Acceptance criteria¶
make lintpasses after each step.make testpasses after each step.- After 6a:
wait_for_dead()integration test passes. - After 6b:
EncoderInfra::stopunit test passes; reaper unit test passes. - After 6c: app.js auto-reconnect verified manually (close the browser network, observe the page status changes through the backoff schedule, restore network, observe reconnection).
- After 6d: parity matrix and master plan reflect Phase 6 complete.
pre-commit run --all-filespasses.- Each of 6a–6d is a single commit.
Risks¶
Disconnectedstate recovery. WebRTC PCs can recover fromDisconnectedback toConnected. Phase 6 treatsDisconnectedas terminal (reap aggressively).
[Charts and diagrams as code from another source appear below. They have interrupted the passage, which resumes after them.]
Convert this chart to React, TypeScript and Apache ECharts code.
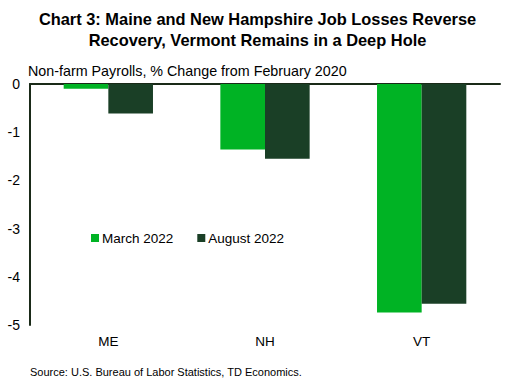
import React, { useEffect, useRef } from "react";
import * as echarts from "echarts";

const categories = ["ME", "NH", "VT"];
const march2022 = [-0.1, -1.36, -4.74];
const august2022 = [-0.61, -1.55, -4.56];
const seriesNames = ["March 2022", "August 2022"];

export default function App() {
  const ref = useRef<HTMLDivElement>(null);
  useEffect(() => {
    const chart = echarts.init(ref.current!, null, { renderer: "svg" });
    const font = "Liberation Sans, Arial, sans-serif";
    chart.setOption({
      animation: false,
      backgroundColor: "#ffffff",
      textStyle: { fontFamily: font },
      title: [
        {
          text: "Chart 3: Maine and New Hampshire Job Losses Reverse\nRecovery, Vermont Remains in a Deep Hole",
          left: "center",
          top: 3,
          textStyle: { fontFamily: font, fontSize: 16.4, fontWeight: "bold", color: "#000", lineHeight: 21, align: "center" },
        },
        {
          text: "Non-farm Payrolls, % Change from February 2020",
          left: 23,
          top: 59,
          textStyle: { fontFamily: font, fontSize: 14.3, fontWeight: "normal", color: "#000" },
        },
        {
          text: "Source: U.S. Bureau of Labor Statistics, TD Economics.",
          left: 25,
          top: 361,
          textStyle: { fontFamily: font, fontSize: 11, fontWeight: "normal", color: "#000" },
        },
      ],
      legend: {
        left: 86,
        top: 226,
        itemWidth: 8,
        itemHeight: 8,
        itemGap: 24,
        icon: "rect",
        textStyle: { fontFamily: font, fontSize: 13.5, color: "#000", padding: [0, 0, 0, -2] },
        data: seriesNames,
      },
      grid: { left: 30, right: 15, top: 84, bottom: 59, containLabel: false },
      xAxis: [
        {
          type: "category",
          data: categories,
          position: "bottom",
          axisLine: { show: false },
          axisTick: { show: false },
          axisLabel: { fontFamily: font, fontSize: 13.5, color: "#000", margin: 9 },
        },
        {
          type: "category",
          data: categories,
          position: "top",
          axisLine: { show: true, lineStyle: { color: "#1a2a18", width: 2 } },
          axisTick: { show: false },
          axisLabel: { show: false },
        },
      ],
      yAxis: {
        type: "value",
        min: -5,
        max: 0,
        interval: 1,
        axisLine: { show: true, lineStyle: { color: "#1a2a18", width: 2 } },
        axisTick: { show: false },
        splitLine: { show: false },
        axisLabel: { fontFamily: font, fontSize: 14, color: "#000", margin: 10 },
      },
      series: [
        {
          name: seriesNames[0],
          type: "bar",
          data: march2022,
          itemStyle: { color: "#00b324" },
          barGap: "0%",
          barCategoryGap: "43%",
        },
        {
          name: seriesNames[1],
          type: "bar",
          data: august2022,
          itemStyle: { color: "#1a3f26" },
          barGap: "0%",
          barCategoryGap: "43%",
        },
      ],
    });
    return () => chart.dispose();
  }, []);
  return <div ref={ref} style={{ width: 515, height: 384, position: "absolute", left: 0, top: 0 }} />;
}
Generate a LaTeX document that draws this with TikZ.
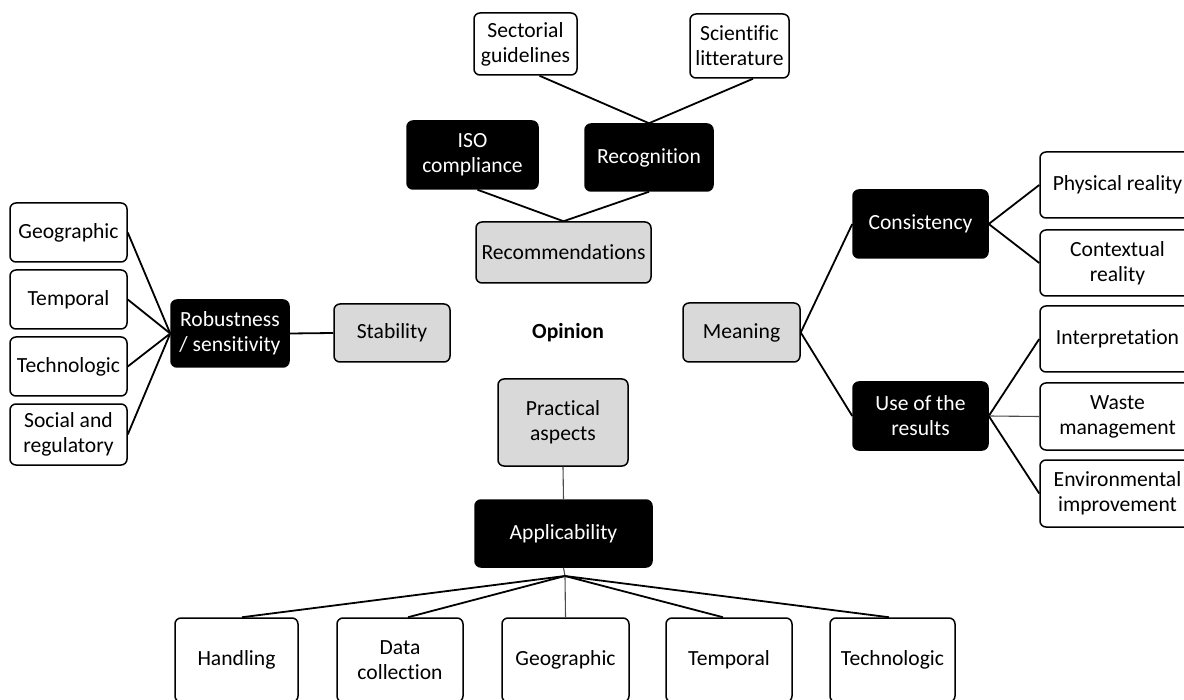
\documentclass[tikz,border=0pt]{standalone}
\usepackage{fontspec}
\setmainfont{Carlito}[Ligatures=NoCommon]
\begin{document}
\begin{tikzpicture}[x=0.5pt,y=-0.5pt,
  base/.style={draw=black,line width=0.75pt,rounded corners=3pt,align=center,inner sep=0pt,
    font=\fontsize{10.8}{12.5}\selectfont},
  wbox/.style={base,fill=white,text=black},
  gbox/.style={base,fill=gray!30,text=black},
  bbox/.style={base,fill=black,text=white},
  conn/.style={draw=black,line width=0.9pt},
  thin/.style={draw=black!70,line width=0.55pt}]
\useasboundingbox (0,0) rectangle (1184,700);
\clip (0,0) rectangle (1184,700);
% top
\node[wbox,minimum width=51.5pt,minimum height=31pt] (sect) at (525.5,44) {Sectorial\\guidelines};
\node[wbox,minimum width=49.5pt,minimum height=32pt] (scien) at (739.5,46) {Scientific\\litterature};
\node[bbox,minimum width=65.5pt,minimum height=34pt] (iso) at (472.5,155) {ISO\\compliance};
\node[bbox,minimum width=64pt,minimum height=33.5pt] (recog) at (649,157.5) {Recognition};
\node[gbox,minimum width=87.5pt,minimum height=30.5pt] (recom) at (563.5,252.5) {Recommendations};
% left
\node[gbox,minimum width=58pt,minimum height=29pt] (stab) at (392,333) {Stability};
\node[bbox,minimum width=59pt,minimum height=33.5pt] (robust) at (230,333.5) {Robustness\\/ sensitivity};
\node[wbox,minimum width=58.5pt,minimum height=29.5pt] (lgeo) at (68.5,232.5) {Geographic};
\node[wbox,minimum width=58.5pt,minimum height=29.5pt] (ltemp) at (68.5,299.5) {Temporal};
\node[wbox,minimum width=58.5pt,minimum height=29.5pt] (ltech) at (68.5,366.5) {Technologic};
\node[wbox,minimum width=58.5pt,minimum height=30.5pt] (lsoc) at (68.5,434.5) {Social and\\regulatory};
% centre
\node[font=\fontsize{10.8}{12.5}\selectfont\bfseries] (opinion) at (568,333) {Opinion};
% right
\node[gbox,minimum width=58.5pt,minimum height=29.5pt] (mean) at (741.5,332.5) {Meaning};
\node[bbox,minimum width=67.5pt,minimum height=34pt] (cons) at (920.5,224) {Consistency};
\node[bbox,minimum width=67.5pt,minimum height=34pt] (use) at (920.5,416) {Use of the\\results};
\node[wbox,minimum width=77.5pt,minimum height=33pt] (phys) at (1117.5,185) {Physical reality};
\node[wbox,minimum width=77.5pt,minimum height=33pt] (ctx) at (1117.5,263) {Contextual\\reality};
\node[wbox,minimum width=77.5pt,minimum height=33pt] (interp) at (1117.5,339) {Interpretation};
\node[wbox,minimum width=77.5pt,minimum height=33.5pt] (waste) at (1117.5,416.5) {Waste\\management};
\node[wbox,minimum width=77.5pt,minimum height=33.5pt] (env) at (1117.5,493.5) {Environmental\\improvement};
% bottom
\node[gbox,minimum width=65pt,minimum height=43.5pt] (prac) at (563,422.5) {Practical\\aspects};
\node[bbox,minimum width=88.5pt,minimum height=33.5pt] (appl) at (563.5,533.5) {Applicability};
\node[wbox,minimum width=61.5pt,minimum height=42pt] (hand) at (236.5,660) {Handling};
\node[wbox,minimum width=63pt,minimum height=42pt] (data) at (400,660) {Data\\collection};
\node[wbox,minimum width=63.5pt,minimum height=42pt] (bgeo) at (565.5,660) {Geographic};
\node[wbox,minimum width=63pt,minimum height=42pt] (btemp) at (729,660) {Temporal};
\node[wbox,minimum width=62.5pt,minimum height=42pt] (btech) at (892.5,660) {Technologic};
\coordinate (ap) at (565,576);
% connectors
\draw[conn] ([xshift=7pt]sect.south) -- (recog.north);
\draw[conn] ([xshift=6.75pt]scien.south) -- (recog.north);
\draw[conn] ([xshift=2.5pt]iso.south) -- (recom.north);
\draw[conn] (recog.south) -- (recom.north);
\draw[conn] (lgeo.east) -- (robust.west);
\draw[conn] (ltemp.east) -- (robust.west);
\draw[conn] (ltech.east) -- (robust.west);
\draw[conn] (lsoc.east) -- (robust.west);
\draw[conn] (robust.east) -- (stab.west);
\draw[conn] (mean.east) -- (cons.west);
\draw[conn] (mean.east) -- (use.west);
\draw[conn] (cons.east) -- (phys.west);
\draw[conn] (cons.east) -- (ctx.west);
\draw[conn] (use.east) -- (interp.west);
\draw[thin] (use.east) -- (waste.west);
\draw[conn] (use.east) -- (env.west);
\draw[thin] (prac.south) -- (appl.north);
\draw[thin] (appl.south) -- (ap);
\draw[conn] (ap) -- ([xshift=2.75pt]hand.north);
\draw[conn] (ap) -- ([xshift=4pt]data.north);
\draw[thin] (ap) -- (bgeo.north);
\draw[conn] (ap) -- ([xshift=-3pt]btemp.north);
\draw[conn] (ap) -- ([xshift=-1.75pt]btech.north);
\end{tikzpicture}
\end{document}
If a future operator hits a flaky-network use case where this causes spurious reconnects, the policy can be relaxed (require the state to stay terminal for N seconds before reaping). Document the trade-off.- Notify late-subscriber pitfalls. The flag check is the safety net. Verify the unit test exercises both the "fires before subscribe" and "fires after subscribe" paths.
- Race between reaper and
/offerreplacement. Both serialise onbridge_slot.lock(); whichever takes the slot first wins. Verify the second one no-ops cleanly. - Browser auto-reconnect with stale SDP cache. Some
browsers cache failed PCs for a brief window. The JS
refactor must construct a brand-new
RTCPeerConnectioneach attempt, not reuse the old one. - Encoder stop timing. The 2-second timeout on
EncoderInfra::stop()can be hit if the encoder is mid-frame on a contendedtry_lock. The orphaned task exits naturally on the next send error. Acceptable. - Worktree base reset. As ever, the first thing in
worktree-isolated steps is
git fetch origin && git reset --hard thought-bubble.
Documentation updates¶
After 6d:
docs/web-frontend.md— auto-reconnect behaviour, "browser tab close + reopen" experience.ARCHITECTURE.md— bridge-lifecycle paragraph (Phase 6).AGENTS.md— note the newWebrtcBridge::wait_for_dead/EncoderInfra::stop/ web-mode reaper if it shows up in the Code Organisation tree.docs/multi-mode-parity.md— flip the relevant reconnect-related rows.README.md— multi-modal table progress marker.docs/plans/PLAN-web-frontend.md— Phase 6 row Complete.docs/plans/index.md— Phase 6 marker.
Estimated total scope¶
Roughly 800–1100 lines across four commits. Heaviest in 6b (reaper task + shutdown sequence + tests, ~400 LoC) and 6c (JS refactor + reconnect logic, ~250). 6a is ~150 LoC of trait extension + test. 6d is ~200 LoC of doc edits.
Back brief¶
Before executing 6a, the implementing agent should
back-brief: which terminal states fire the dead signal
(Failed only, or Failed + Disconnected + Closed),
how the late-subscriber case is tested, and whether
dead_handle() returns Arc<Notify> or some other shape.
Subsequent steps follow the same pattern: back-brief first, edit second.